Thursday, September 4, 2008

When Is A Gift Not A Gift?

Because I subscribe to Vogue, Condé Nast thinks it’s a good idea to blast me with subscription offers for their entire catalogue. I have received letters about how fantastic it would be to bring my house up to The World Of Interiors standard, I’ve been told that GQ will endlessly enrich my reading with cultural and lifestyle issues and that Glamour is the UK’s first monthly mag for women, what am I waiting for? I’ll tell you what puts me off, this does:

Don't know what you're looking at? Well, have you ever heard of ‘an unmarried bachelor’? I didn’t think so. Of course, you never heard of it because all bachelors are, by implicit definition of bachelor, unmarried. Now I ask you, when is a gift not a gift my friends? Why do these people (and we can throw cosmetics’ companies in too, offering free gifts with purchase of two pots of something or other) feel the need to offer a free gift? Obviously, the Moleskin notebook is either a gift, and I don’t have to pay for it, which means it's free, or I pay for it, and therefore is not a gift anymore. Calling it a free gift is nonsensical propaganda, it is marketing for the illiterate. Gifts are always free; if they are not, they are not gifts.

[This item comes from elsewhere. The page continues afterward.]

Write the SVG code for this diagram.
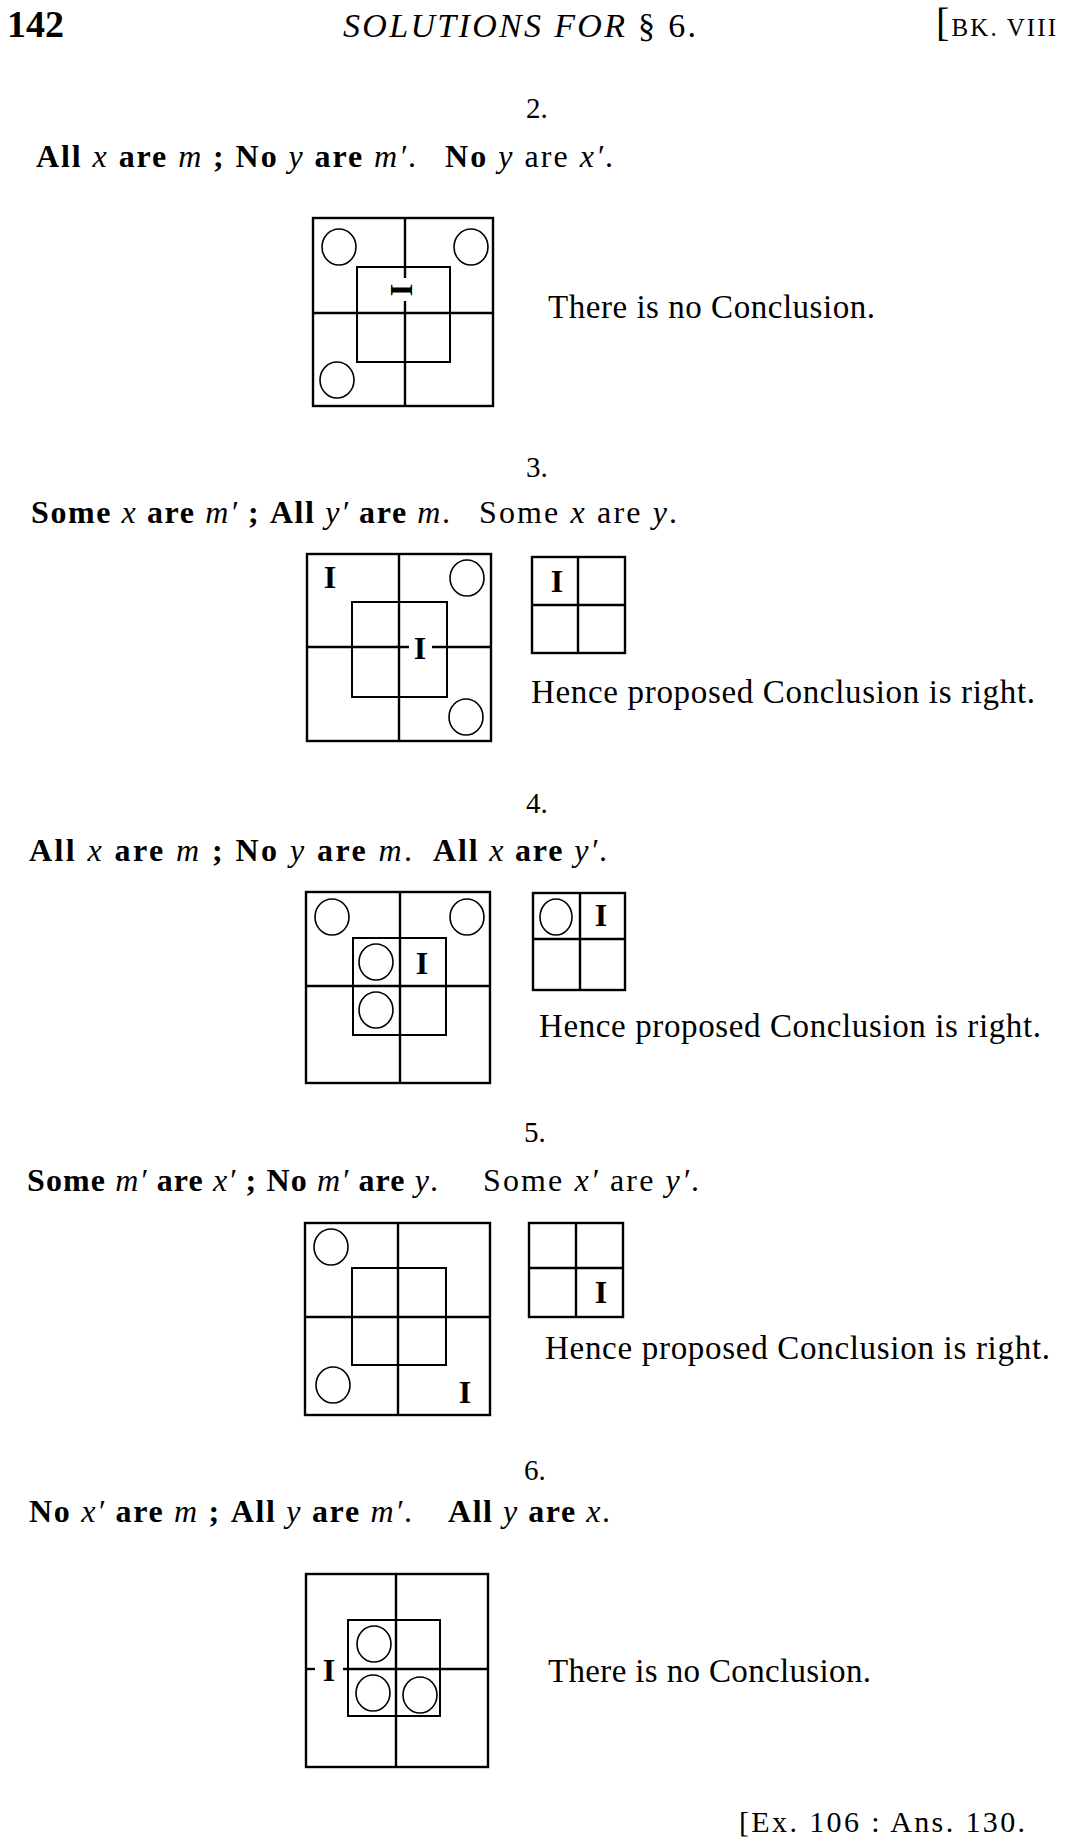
<svg xmlns="http://www.w3.org/2000/svg" width="1066" height="1844" viewBox="0 0 1066 1844">
<style>
text { font-family: "Liberation Serif", "Times New Roman", serif; fill: #000; }
.num { font-size: 29px; }
.ln { font-size: 32px; }
.b { font-weight: bold; }
.i { font-style: italic; }
.txt { font-size: 33px; }
.cell { font-size: 32px; font-weight: bold; text-anchor: middle; dominant-baseline: central; }
.o { stroke: #000; stroke-width: 2.4; fill: none; }
.in { stroke: #000; stroke-width: 2; fill: none; }
.c { stroke: #000; stroke-width: 1.6; fill: none; }
</style>
<rect x="0" y="0" width="1066" height="1844" fill="#fff"/>

<g id="header">
  <text x="7" y="37" font-size="38" class="b">142</text>
  <text x="343" y="37" font-size="34" textLength="353" lengthAdjust="spacing"><tspan class="i">SOLUTIONS FOR </tspan>§ 6.</text>
  <text x="936" y="36" textLength="120" lengthAdjust="spacing"><tspan font-size="40">[</tspan><tspan font-size="25">BK. VIII</tspan></text>
</g>

<!-- Problem 2 -->
<g id="problem-2">
  <text class="num" x="526" y="118">2.</text>
  <text class="ln" x="36" y="167" textLength="380" lengthAdjust="spacing"><tspan class="b">All</tspan> <tspan class="i">x</tspan> <tspan class="b">are</tspan> <tspan class="i">m</tspan> <tspan class="b">;</tspan> <tspan class="b">No</tspan> <tspan class="i">y</tspan> <tspan class="b">are</tspan> <tspan class="i">m′</tspan>.</text>
  <text class="ln" x="445" y="167" textLength="168" lengthAdjust="spacing"><tspan class="b">No</tspan> <tspan class="i">y</tspan> are <tspan class="i">x′</tspan>.</text>
</g>
<g id="diagram-2">
  <rect class="o" x="313" y="218" width="180" height="188"/>
  <line class="o" x1="405" y1="218" x2="405" y2="278"/>
  <line class="o" x1="405" y1="301" x2="405" y2="406"/>
  <line class="o" x1="313" y1="313" x2="493" y2="313"/>
  <rect class="in" x="357" y="267" width="93" height="95"/>
  <ellipse class="c" cx="339" cy="247" rx="17" ry="18"/>
  <ellipse class="c" cx="471" cy="247" rx="17" ry="18"/>
  <ellipse class="c" cx="337" cy="380" rx="17" ry="18"/>
  <text class="cell" transform="translate(402,290) rotate(90)" x="0" y="0">I</text>
</g>
<text id="result-2" class="txt" x="548" y="318" textLength="327" lengthAdjust="spacing">There is no Conclusion.</text>

<!-- Problem 3 -->
<g id="problem-3">
  <text class="num" x="526" y="477">3.</text>
  <text class="ln" x="31" y="523" textLength="419" lengthAdjust="spacing"><tspan class="b">Some</tspan> <tspan class="i">x</tspan> <tspan class="b">are</tspan> <tspan class="i">m′</tspan> <tspan class="b">;</tspan> <tspan class="b">All</tspan> <tspan class="i">y′</tspan> <tspan class="b">are</tspan> <tspan class="i">m</tspan>.</text>
  <text class="ln" x="479" y="523" textLength="198" lengthAdjust="spacing">Some <tspan class="i">x</tspan> are <tspan class="i">y</tspan>.</text>
</g>
<g id="diagram-3">
  <rect class="o" x="307" y="554" width="184" height="187"/>
  <line class="o" x1="399" y1="554" x2="399" y2="741"/>
  <line class="o" x1="307" y1="647" x2="409" y2="647"/>
  <line class="o" x1="432" y1="647" x2="491" y2="647"/>
  <rect class="in" x="352" y="602" width="95" height="95"/>
  <ellipse class="c" cx="467" cy="578" rx="17" ry="18"/>
  <ellipse class="c" cx="466" cy="717" rx="17" ry="18"/>
  <text class="cell" x="330" y="577">I</text>
  <text class="cell" x="420" y="648">I</text>
</g>
<g id="small-3">
  <rect class="o" x="532" y="557" width="93" height="96"/>
  <line class="o" x1="578" y1="557" x2="578" y2="653"/>
  <line class="o" x1="532" y1="605" x2="625" y2="605"/>
  <text class="cell" x="557" y="581">I</text>
</g>
<text id="result-3" class="txt" x="531" y="703" textLength="504" lengthAdjust="spacing">Hence proposed Conclusion is right.</text>

<!-- Problem 4 -->
<g id="problem-4">
  <text class="num" x="526" y="813">4.</text>
  <text class="ln" x="29" y="861" textLength="383" lengthAdjust="spacing"><tspan class="b">All</tspan> <tspan class="i">x</tspan> <tspan class="b">are</tspan> <tspan class="i">m</tspan> <tspan class="b">;</tspan> <tspan class="b">No</tspan> <tspan class="i">y</tspan> <tspan class="b">are</tspan> <tspan class="i">m</tspan>.</text>
  <text class="ln" x="433" y="861" textLength="174" lengthAdjust="spacing"><tspan class="b">All</tspan> <tspan class="i">x</tspan> <tspan class="b">are</tspan> <tspan class="i">y′</tspan>.</text>
</g>
<g id="diagram-4">
  <rect class="o" x="306" y="892" width="184" height="191"/>
  <line class="o" x1="400" y1="892" x2="400" y2="1083"/>
  <line class="o" x1="306" y1="986" x2="490" y2="986"/>
  <rect class="in" x="353" y="938" width="93" height="97"/>
  <ellipse class="c" cx="332" cy="917" rx="17" ry="18"/>
  <ellipse class="c" cx="467" cy="917" rx="17" ry="18"/>
  <ellipse class="c" cx="376" cy="962" rx="17" ry="18"/>
  <ellipse class="c" cx="376" cy="1010" rx="17" ry="18"/>
  <text class="cell" x="422" y="963">I</text>
</g>
<g id="small-4">
  <rect class="o" x="533" y="893" width="92" height="97"/>
  <line class="o" x1="580" y1="893" x2="580" y2="990"/>
  <line class="o" x1="533" y1="939" x2="625" y2="939"/>
  <ellipse class="c" cx="556" cy="917" rx="16" ry="18"/>
  <text class="cell" x="601" y="915">I</text>
</g>
<text id="result-4" class="txt" x="539" y="1037" textLength="502" lengthAdjust="spacing">Hence proposed Conclusion is right.</text>

<!-- Problem 5 -->
<g id="problem-5">
  <text class="num" x="524" y="1142">5.</text>
  <text class="ln" x="27" y="1191" textLength="411" lengthAdjust="spacing"><tspan class="b">Some</tspan> <tspan class="i">m′</tspan> <tspan class="b">are</tspan> <tspan class="i">x′</tspan> <tspan class="b">;</tspan> <tspan class="b">No</tspan> <tspan class="i">m′</tspan> <tspan class="b">are</tspan> <tspan class="i">y</tspan>.</text>
  <text class="ln" x="483" y="1191" textLength="216" lengthAdjust="spacing">Some <tspan class="i">x′</tspan> are <tspan class="i">y′</tspan>.</text>
</g>
<g id="diagram-5">
  <rect class="o" x="305" y="1223" width="185" height="192"/>
  <line class="o" x1="398" y1="1223" x2="398" y2="1415"/>
  <line class="o" x1="305" y1="1317" x2="490" y2="1317"/>
  <rect class="in" x="352" y="1268" width="94" height="97"/>
  <ellipse class="c" cx="331" cy="1247" rx="17" ry="18"/>
  <ellipse class="c" cx="333" cy="1385" rx="17" ry="18"/>
  <text class="cell" x="465" y="1392">I</text>
</g>
<g id="small-5">
  <rect class="o" x="529" y="1223" width="94" height="94"/>
  <line class="o" x1="576" y1="1223" x2="576" y2="1317"/>
  <line class="o" x1="529" y1="1268" x2="623" y2="1268"/>
  <text class="cell" x="601" y="1292">I</text>
</g>
<text id="result-5" class="txt" x="545" y="1359" textLength="505" lengthAdjust="spacing">Hence proposed Conclusion is right.</text>

<!-- Problem 6 -->
<g id="problem-6">
  <text class="num" x="524" y="1480">6.</text>
  <text class="ln" x="29" y="1522" textLength="383" lengthAdjust="spacing"><tspan class="b">No</tspan> <tspan class="i">x′</tspan> <tspan class="b">are</tspan> <tspan class="i">m</tspan> <tspan class="b">;</tspan> <tspan class="b">All</tspan> <tspan class="i">y</tspan> <tspan class="b">are</tspan> <tspan class="i">m′</tspan>.</text>
  <text class="ln" x="448" y="1522" textLength="162" lengthAdjust="spacing"><tspan class="b">All</tspan> <tspan class="i">y</tspan> <tspan class="b">are</tspan> <tspan class="i">x</tspan>.</text>
</g>
<g id="diagram-6">
  <rect class="o" x="306" y="1574" width="182" height="193"/>
  <line class="o" x1="396" y1="1574" x2="396" y2="1767"/>
  <line class="o" x1="306" y1="1669" x2="315" y2="1669"/>
  <line class="o" x1="343" y1="1669" x2="488" y2="1669"/>
  <rect class="in" x="348" y="1620" width="92" height="96"/>
  <ellipse class="c" cx="374" cy="1644" rx="17" ry="18"/>
  <ellipse class="c" cx="373" cy="1693" rx="17" ry="18"/>
  <ellipse class="c" cx="420" cy="1695" rx="17" ry="18"/>
  <text class="cell" x="329" y="1670">I</text>
</g>
<text id="result-6" class="txt" x="548" y="1682" textLength="323" lengthAdjust="spacing">There is no Conclusion.</text>

<text id="footer" x="739" y="1832" font-size="30" textLength="286" lengthAdjust="spacing">[Ex. 106 : Ans. 130.</text>
</svg>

This dis-engagement of our brains runs rampant across the way we speak and write. I think that, should I single out one such irritating misuse of intelligence, I think I would pick ‘moving forward’, a favourite of business people everywhere. I have clear (and ghastly) recollections of numerous meetings whereby we were going to do something ‘moving forward’ or we would ‘move forward’ thanks to a particular set of actions. How stupid did it always sound to my sensitive (and sensible) ears.

I ask you, have you ever seen anything ‘moving backwards’ save, perhaps a crab? Even so, a crab moves sideways, not backwards. Not even cars move backwards, they reverse. While I am aware that sometimes businesses know of a backward motion, they do so not because they are moving backwards, but because they are falling backwards. The problem is that any preposition tagged along moving, does not make any good, explicative sense. You can move up, but it doesn’t make very graceful writing or speaking; you rise, you gain stature or whatever applies to your context. You can move down, but then you may be dropping, sliding, leaving. You could move forward but moving forward really means proceeding, so why not using this word? I don’t know, I don’t have the answer.

I don’t know why we are kept into a blindfolded celebration of mediocrity taken as linguistic fact. I do not expect these offers for free gifts to stop coming through the letterbox any time soon, even though I’ve started to think that, perhaps, the Moleskin is not really free if I have to buy a subscription anyway and if it is not free... it cannot be a gift still. The problem remains. And you see, these writers, these appalling copywriters, do not see that. But you know what they say... beware of gits bearing gifts.